**What is asked:**
Would you repeat the listing exactly but omit every picture?

**Data excerpt:**
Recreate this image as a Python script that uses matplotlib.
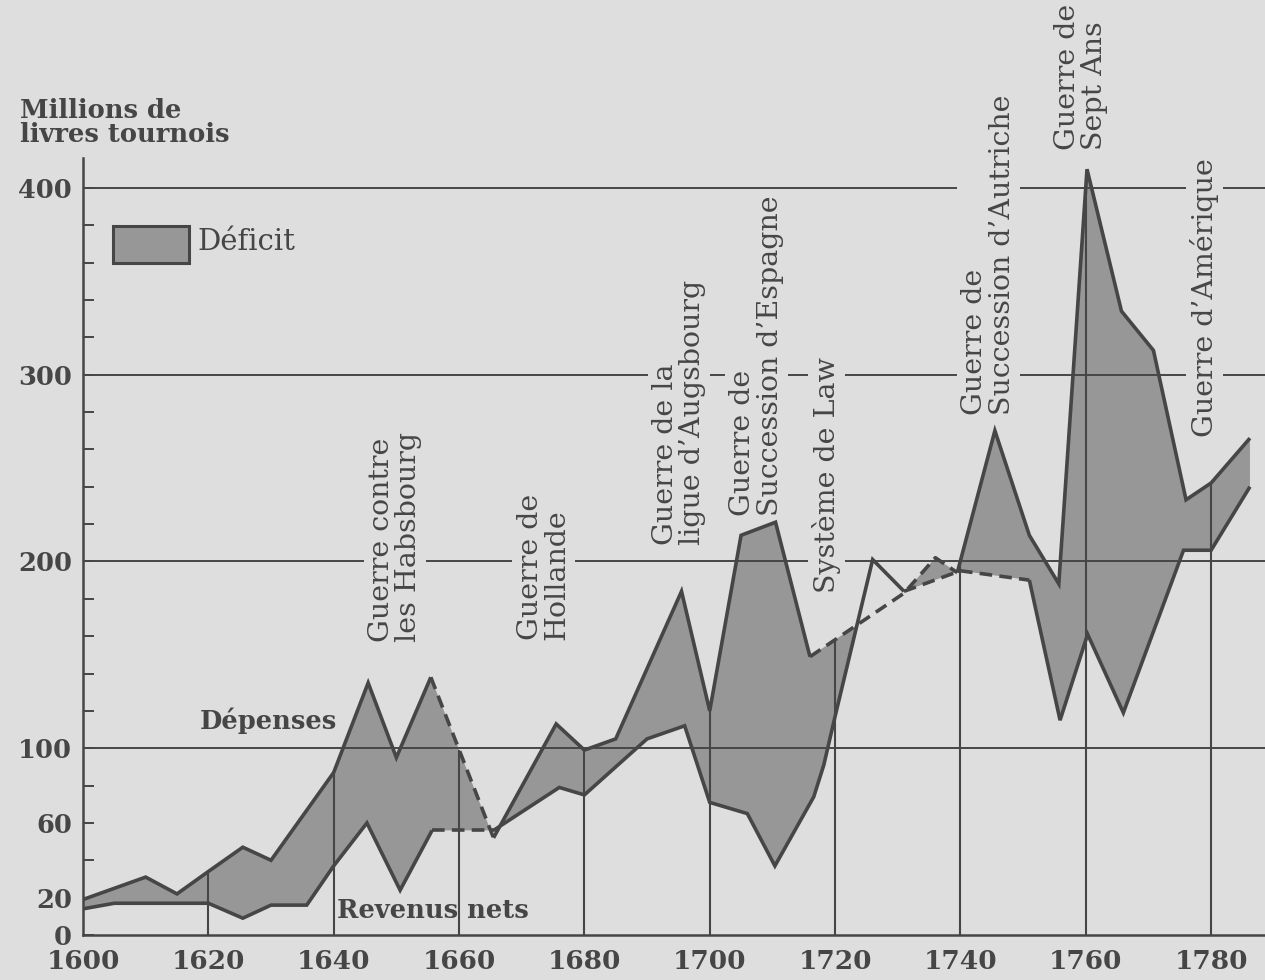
import numpy as np
import matplotlib
matplotlib.use("Agg")
import matplotlib.pyplot as plt
from matplotlib.patches import Rectangle

# ---------------- data ----------------
dep_years = [1600, 1610, 1615, 1620, 1625.5, 1630, 1640, 1645.5, 1650, 1655.5,
             1665.5, 1675.5, 1680, 1685, 1695.5, 1700, 1705, 1710.5, 1716,
             1731, 1736, 1739.5, 1745.5, 1751, 1755.7, 1760.2, 1765.7, 1770.8,
             1776, 1780, 1786.2]
dep_vals = [19, 31, 22, 34, 47, 40, 87, 135, 95, 138,
            52, 113, 99, 105, 184, 120, 214, 221, 149,
            183, 202, 194, 270, 214, 188, 410, 334, 313,
            233, 242, 266]
dep_dashed = [(1655.5, 1665.5), (1716, 1739.5)]

rev_years = [1600, 1605, 1620, 1625.5, 1630, 1635.7, 1640, 1645.3, 1650.6,
             1655.7, 1665.5, 1676, 1680, 1690, 1696, 1700, 1706, 1710.4,
             1716.6, 1718.2, 1720, 1726, 1731, 1740, 1751, 1755.9, 1760.3,
             1766, 1775.6, 1780, 1786.2]
rev_vals = [14, 17, 17, 9, 16, 16, 37, 60, 24,
            56, 56, 79, 75, 105, 112, 71, 65, 37,
            74, 91, 117, 201, 184, 195, 190, 115, 161,
            119, 206, 206, 240]
rev_dashed = [(1655.7, 1665.5), (1731, 1751)]

x_ticks = [1600, 1620, 1640, 1660, 1680, 1700, 1720, 1740, 1760, 1780]
y_ticks = [0, 20, 60, 100, 200, 300, 400]
grid_levels = [100, 200, 300, 400]

wars = [
    ("Guerre contre\nles Habsbourg", 395, 642),
    ("Guerre de\nHollande", 543.5, 640),
    ("Guerre de la\nligue d\u2019Augsbourg", 679, 545),
    ("Guerre de\nSuccession d\u2019Espagne", 756.5, 516),
    ("Syst\u00e8me de Law", 826.5, 593),
    ("Guerre de\nSuccession d\u2019Autriche", 988.5, 415),
    ("Guerre de\nSept Ans", 1081, 150),
    ("Guerre d\u2019Am\u00e9rique", 1204.5, 437),
]

# ---------------- style ----------------
W, H = 1265, 980
BG = '#dedede'
INK = '#464646'
FILL = '#979797'
SERIF = ['DejaVu Serif']


def fx(x):
    return x / W


def fy(y):
    return 1 - y / H


fig = plt.figure(figsize=(W / 100, H / 100), dpi=100)
fig.patch.set_facecolor(BG)
ax = fig.add_axes([fx(83), fy(935), 1 - fx(83), (935 - 158) / H])
ax.set_facecolor(BG)
ax.set_xlim(1600, 1788.6)
ax.set_ylim(0, 416)

for s in ['top', 'right']:
    ax.spines[s].set_visible(False)
for s in ['left', 'bottom']:
    ax.spines[s].set_color(INK)
    ax.spines[s].set_linewidth(1.8)

# deficit fill
xs = np.union1d(dep_years, rev_years)
d = np.interp(xs, dep_years, dep_vals)
r = np.interp(xs, rev_years, rev_vals)
ax.fill_between(xs, r, d, where=d >= r, interpolate=True,
                facecolor=FILL, edgecolor='none', zorder=2)

# horizontal grid lines
for g in grid_levels:
    ax.axhline(g, color=INK, lw=1.4, zorder=3)

# vertical lines from 0 up to the expenditure curve
vx = np.array(x_ticks[1:], dtype=float)
ax.vlines(vx, 0, np.interp(vx, dep_years, dep_vals), color=INK, lw=1.5, zorder=3)


def draw_series(years, vals, dashed):
    years = list(years)
    vals = list(vals)
    styles = []
    for i in range(len(years) - 1):
        is_d = any(a <= years[i] and years[i + 1] <= b for a, b in dashed)
        styles.append(is_d)
    start = 0
    for i in range(1, len(styles) + 1):
        if i == len(styles) or styles[i] != styles[start]:
            seg_x = years[start:i + 1]
            seg_y = vals[start:i + 1]
            if styles[start]:
                ax.plot(seg_x, seg_y, color=INK, lw=2.6, dashes=(3.5, 2.0),
                        dash_capstyle='butt', zorder=5)
            else:
                ax.plot(seg_x, seg_y, color=INK, lw=2.6,
                        solid_joinstyle='miter', solid_capstyle='butt', zorder=5)
            start = i


draw_series(dep_years, dep_vals, dep_dashed)
draw_series(rev_years, rev_vals, rev_dashed)

# ticks
ax.set_xticks(x_ticks)
ax.set_xticklabels([str(v) for v in x_ticks], fontsize=19, fontweight='bold',
                   family=SERIF, color=INK)
ax.tick_params(axis='x', length=0, pad=10)
ax.set_yticks(y_ticks)
ax.set_yticklabels([str(v) for v in y_ticks], fontsize=18.5, fontweight='bold',
                   family=SERIF, color=INK)
ax.set_yticks(np.arange(0, 401, 20), minor=True)
ax.tick_params(axis='y', which='both', direction='in', length=8, width=1.4,
               color=INK, pad=8)

# titles / annotations
ax.text(fx(20), fy(98), "Millions de\nlivres tournois", transform=fig.transFigure,
        ha='left', va='top', fontsize=18.5, fontweight='bold', family=SERIF,
        color=INK, linespacing=0.95)

leg = Rectangle((fx(113), fy(263)), 76 / W, 37 / H, transform=fig.transFigure,
                facecolor=FILL, edgecolor=INK, lw=2.2, zorder=6)
fig.add_artist(leg)
ax.text(fx(197), fy(242), "D\u00e9ficit", transform=fig.transFigure,
        ha='left', va='center', fontsize=21, family=SERIF, color=INK)

ax.text(fx(200), fy(721), "D\u00e9penses", transform=fig.transFigure,
        ha='left', va='center', fontsize=18.5, fontweight='bold', family=SERIF,
        color=INK, zorder=6)
ax.text(fx(337), fy(910), "Revenus nets", transform=fig.transFigure,
        ha='left', va='center', fontsize=18.5, fontweight='bold', family=SERIF,
        color=INK, zorder=6)

for label, x, yb in wars:
    ax.text(fx(x), fy(yb), label, transform=fig.transFigure, rotation=90,
            ha='center', va='bottom', multialignment='left', fontsize=20.5,
            family=SERIF, color=INK, linespacing=1.0, zorder=4,
            bbox=dict(boxstyle='square,pad=0.15', facecolor=BG, edgecolor='none'))

fig.savefig('out.png', dpi=100, facecolor=BG)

**Full answer:**
Recreate this image as a Python script that uses matplotlib.
import numpy as np
import matplotlib
matplotlib.use("Agg")
import matplotlib.pyplot as plt
from matplotlib.patches import Rectangle

# ---------------- data ----------------
dep_years = [1600, 1610, 1615, 1620, 1625.5, 1630, 1640, 1645.5, 1650, 1655.5,
             1665.5, 1675.5, 1680, 1685, 1695.5, 1700, 1705, 1710.5, 1716,
             1731, 1736, 1739.5, 1745.5, 1751, 1755.7, 1760.2, 1765.7, 1770.8,
             1776, 1780, 1786.2]
dep_vals = [19, 31, 22, 34, 47, 40, 87, 135, 95, 138,
            52, 113, 99, 105, 184, 120, 214, 221, 149,
            183, 202, 194, 270, 214, 188, 410, 334, 313,
            233, 242, 266]
dep_dashed = [(1655.5, 1665.5), (1716, 1739.5)]

rev_years = [1600, 1605, 1620, 1625.5, 1630, 1635.7, 1640, 1645.3, 1650.6,
             1655.7, 1665.5, 1676, 1680, 1690, 1696, 1700, 1706, 1710.4,
             1716.6, 1718.2, 1720, 1726, 1731, 1740, 1751, 1755.9, 1760.3,
             1766, 1775.6, 1780, 1786.2]
rev_vals = [14, 17, 17, 9, 16, 16, 37, 60, 24,
            56, 56, 79, 75, 105, 112, 71, 65, 37,
            74, 91, 117, 201, 184, 195, 190, 115, 161,
            119, 206, 206, 240]
rev_dashed = [(1655.7, 1665.5), (1731, 1751)]

x_ticks = [1600, 1620, 1640, 1660, 1680, 1700, 1720, 1740, 1760, 1780]
y_ticks = [0, 20, 60, 100, 200, 300, 400]
grid_levels = [100, 200, 300, 400]

wars = [
    ("Guerre contre\nles Habsbourg", 395, 642),
    ("Guerre de\nHollande", 543.5, 640),
    ("Guerre de la\nligue d\u2019Augsbourg", 679, 545),
    ("Guerre de\nSuccession d\u2019Espagne", 756.5, 516),
    ("Syst\u00e8me de Law", 826.5, 593),
    ("Guerre de\nSuccession d\u2019Autriche", 988.5, 415),
    ("Guerre de\nSept Ans", 1081, 150),
    ("Guerre d\u2019Am\u00e9rique", 1204.5, 437),
]

# ---------------- style ----------------
W, H = 1265, 980
BG = '#dedede'
INK = '#464646'
FILL = '#979797'
SERIF = ['DejaVu Serif']


def fx(x):
    return x / W


def fy(y):
    return 1 - y / H


fig = plt.figure(figsize=(W / 100, H / 100), dpi=100)
fig.patch.set_facecolor(BG)
ax = fig.add_axes([fx(83), fy(935), 1 - fx(83), (935 - 158) / H])
ax.set_facecolor(BG)
ax.set_xlim(1600, 1788.6)
ax.set_ylim(0, 416)

for s in ['top', 'right']:
    ax.spines[s].set_visible(False)
for s in ['left', 'bottom']:
    ax.spines[s].set_color(INK)
    ax.spines[s].set_linewidth(1.8)

# deficit fill
xs = np.union1d(dep_years, rev_years)
d = np.interp(xs, dep_years, dep_vals)
r = np.interp(xs, rev_years, rev_vals)
ax.fill_between(xs, r, d, where=d >= r, interpolate=True,
                facecolor=FILL, edgecolor='none', zorder=2)

# horizontal grid lines
for g in grid_levels:
    ax.axhline(g, color=INK, lw=1.4, zorder=3)

# vertical lines from 0 up to the expenditure curve
vx = np.array(x_ticks[1:], dtype=float)
ax.vlines(vx, 0, np.interp(vx, dep_years, dep_vals), color=INK, lw=1.5, zorder=3)


def draw_series(years, vals, dashed):
    years = list(years)
    vals = list(vals)
    styles = []
    for i in range(len(years) - 1):
        is_d = any(a <= years[i] and years[i + 1] <= b for a, b in dashed)
        styles.append(is_d)
    start = 0
    for i in range(1, len(styles) + 1):
        if i == len(styles) or styles[i] != styles[start]:
            seg_x = years[start:i + 1]
            seg_y = vals[start:i + 1]
            if styles[start]:
                ax.plot(seg_x, seg_y, color=INK, lw=2.6, dashes=(3.5, 2.0),
                        dash_capstyle='butt', zorder=5)
            else:
                ax.plot(seg_x, seg_y, color=INK, lw=2.6,
                        solid_joinstyle='miter', solid_capstyle='butt', zorder=5)
            start = i


draw_series(dep_years, dep_vals, dep_dashed)
draw_series(rev_years, rev_vals, rev_dashed)

# ticks
ax.set_xticks(x_ticks)
ax.set_xticklabels([str(v) for v in x_ticks], fontsize=19, fontweight='bold',
                   family=SERIF, color=INK)
ax.tick_params(axis='x', length=0, pad=10)
ax.set_yticks(y_ticks)
ax.set_yticklabels([str(v) for v in y_ticks], fontsize=18.5, fontweight='bold',
                   family=SERIF, color=INK)
ax.set_yticks(np.arange(0, 401, 20), minor=True)
ax.tick_params(axis='y', which='both', direction='in', length=8, width=1.4,
               color=INK, pad=8)

# titles / annotations
ax.text(fx(20), fy(98), "Millions de\nlivres tournois", transform=fig.transFigure,
        ha='left', va='top', fontsize=18.5, fontweight='bold', family=SERIF,
        color=INK, linespacing=0.95)

leg = Rectangle((fx(113), fy(263)), 76 / W, 37 / H, transform=fig.transFigure,
                facecolor=FILL, edgecolor=INK, lw=2.2, zorder=6)
fig.add_artist(leg)
ax.text(fx(197), fy(242), "D\u00e9ficit", transform=fig.transFigure,
        ha='left', va='center', fontsize=21, family=SERIF, color=INK)

ax.text(fx(200), fy(721), "D\u00e9penses", transform=fig.transFigure,
        ha='left', va='center', fontsize=18.5, fontweight='bold', family=SERIF,
        color=INK, zorder=6)
ax.text(fx(337), fy(910), "Revenus nets", transform=fig.transFigure,
        ha='left', va='center', fontsize=18.5, fontweight='bold', family=SERIF,
        color=INK, zorder=6)

for label, x, yb in wars:
    ax.text(fx(x), fy(yb), label, transform=fig.transFigure, rotation=90,
            ha='center', va='bottom', multialignment='left', fontsize=20.5,
            family=SERIF, color=INK, linespacing=1.0, zorder=4,
            bbox=dict(boxstyle='square,pad=0.15', facecolor=BG, edgecolor='none'))

fig.savefig('out.png', dpi=100, facecolor=BG)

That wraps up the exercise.